У нас с вами раздвоилась переписка, дорогой Николай Николаевич. Я только что ответил на ваше философское письмо, как получил радостный ответ1 на мое. Вы пишете: так ли вы понимаете мой роман, и что я думаю о ваших суждениях2. Разумеется, так. Разумеется, мне невыразимо радостно ваше понимание; но не все обязаны понимать, как вы. Может быть, вы только охотник до этих делов, как и я. Как наши тульские голубятники. Он турмана ценит очень дорого; но есть ли настоящие достоинства в этом турмане — вопрос. Кроме того — вы знаете — наш брат беспрестанно без переходов прыгает от уныния и самоунижения к непомерной гордости. Это я к тому говорю, что ваше суждение о моем романе верно, но не все — то есть все верно, но то, что вы высказали, выражает не все, что я хотел сказать. Например, вы говорите о двух сортах людей. Это я всегда чувствую — знаю, но этого я не имел в виду. Но когда вы говорите, я знаю, что это одна из правд, которую можно сказать. Если же бы я хотел сказать словами все то, что имел в виду выразить романом, то я должен бы был написать роман тот самый, который я написал, сначала. И если близорукие критики думают, что я хотел описывать только то, что мне нравится, как обедает Облонский и какие плечи у Карениной, то они ошибаются. Во всем, почти во всем, что я писал, мною руководила потребность собрания мыслей, сцепленных между собою, для выражения себя, но каждая мысль, выраженная словами особо, теряет свой смысл, страшно понижается, когда берется одна из того сцепления, в котором она находится. Само же сцепление составлено не мыслью (я думаю), а чем-то другим, и выразить основу этого сцепления непосредственно словами никак нельзя; а можно только посредственно — словами описывая образы, действия, положения.
Вы все это знаете лучше меня, но меня занимало это последнее время. Одно из очевиднейших доказательств этого для меня было самоубийство Вронского, которое вам понравилось. Этого никогда со мной так ясно не бывало. Глава о том, как Вронский принял свою
роль после свиданья с мужем, была у меня давно написана. Я стал поправлять ее, и совершенно для меня неожиданно, но несомненно, Вронский стал стреляться. Теперь же для дальнейшего оказывается, что это было органически необходимо.
Так вот почему такая милая умница, как Григорьев, мало интересен для меня. Правда, что если бы не было совсем критики, то тогда бы Григорьев и вы, понимающие искусство, были бы излишни.

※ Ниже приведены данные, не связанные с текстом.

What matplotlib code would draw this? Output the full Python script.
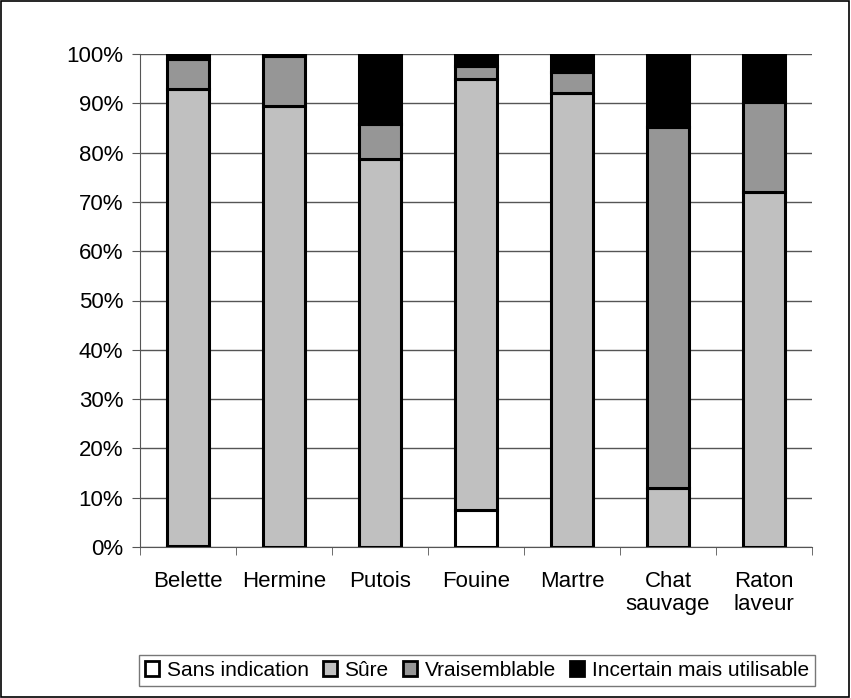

Теперь же, правда, что когда 9/10 всего печатного есть критика, то для критики искусства нужны люди, которые бы показывали бессмыслицу отыскивания мыслей в художественном произведении и постоянно руководили бы читателей в том бесконечном лабиринте сцеплений, в котором и состоит сущность искусства, и к тем законам, которые служат основанием этих сцеплений.
И если критики теперь уже понимают и в фельетоне могут выразить то, что я хочу сказать, то я их поздравляю и смело могу уверить qu’ils en savent plus long que moi3.

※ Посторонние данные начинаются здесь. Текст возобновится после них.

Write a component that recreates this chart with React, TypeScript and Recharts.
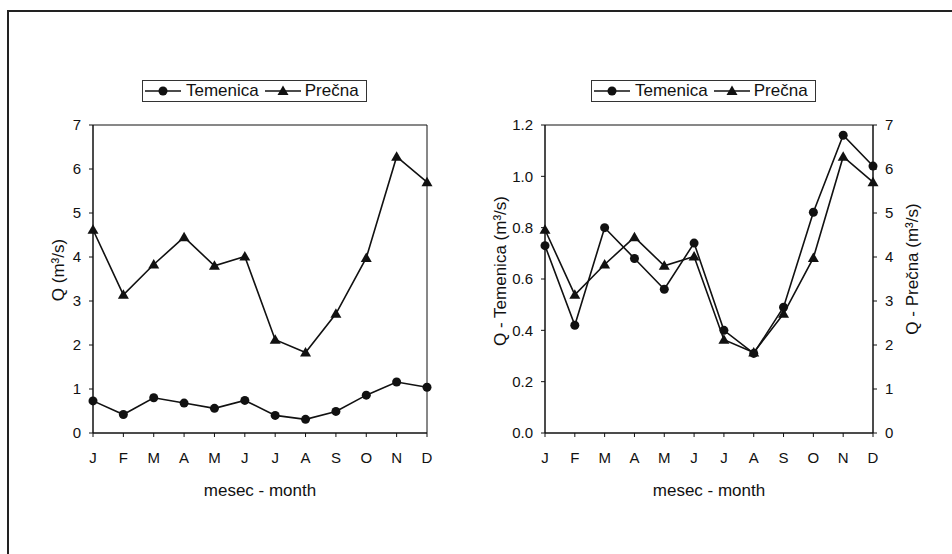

Очень, очень благодарю вас. Когда я перечел свое последнее унылое и смиренное письмо4, я понял, что я, в сущности, прошу похвалы, и вы мне прислали ее. И она, ваша похвала — я знаю, искренняя, хотя, боюсь, охотницкая — мне очень, очень дорога.
То, что я сделал ошибки в венчанье5, мне очень обидно, тем более, что я люблю эту главу.
Боюсь, не будет ли тоже ошибок по специальности, которой я касаюсь в том, что выйдет теперь в апреле6. Пожалуйста, напишите, если найдете или другие найдут.
Вы правы, что «Война и мир» растет в моих глазах. Мне странно и радостно, когда мне что-нибудь напомнят из нее, как это сделал недавно Истомин (он будет у вас), но странно, я помню из нее очень немного мест, остальное забываю.
Прощайте, еще тысячу раз благодарю вас. Я все надеюсь кончить. Но едва ли буду в силах. Летом часто чувствую физическую невозможность писать.
26 апреля. Написал вам это письмо уже несколько дней тому назад и хотел не посылать — так в нем выпирает польщенное авторское тщеславие. Но написал 7 писем
сейчас, и надо писать вам новое, и решился послать это.
Шила в мешке не утаишь, и вы меня знаете насквозь.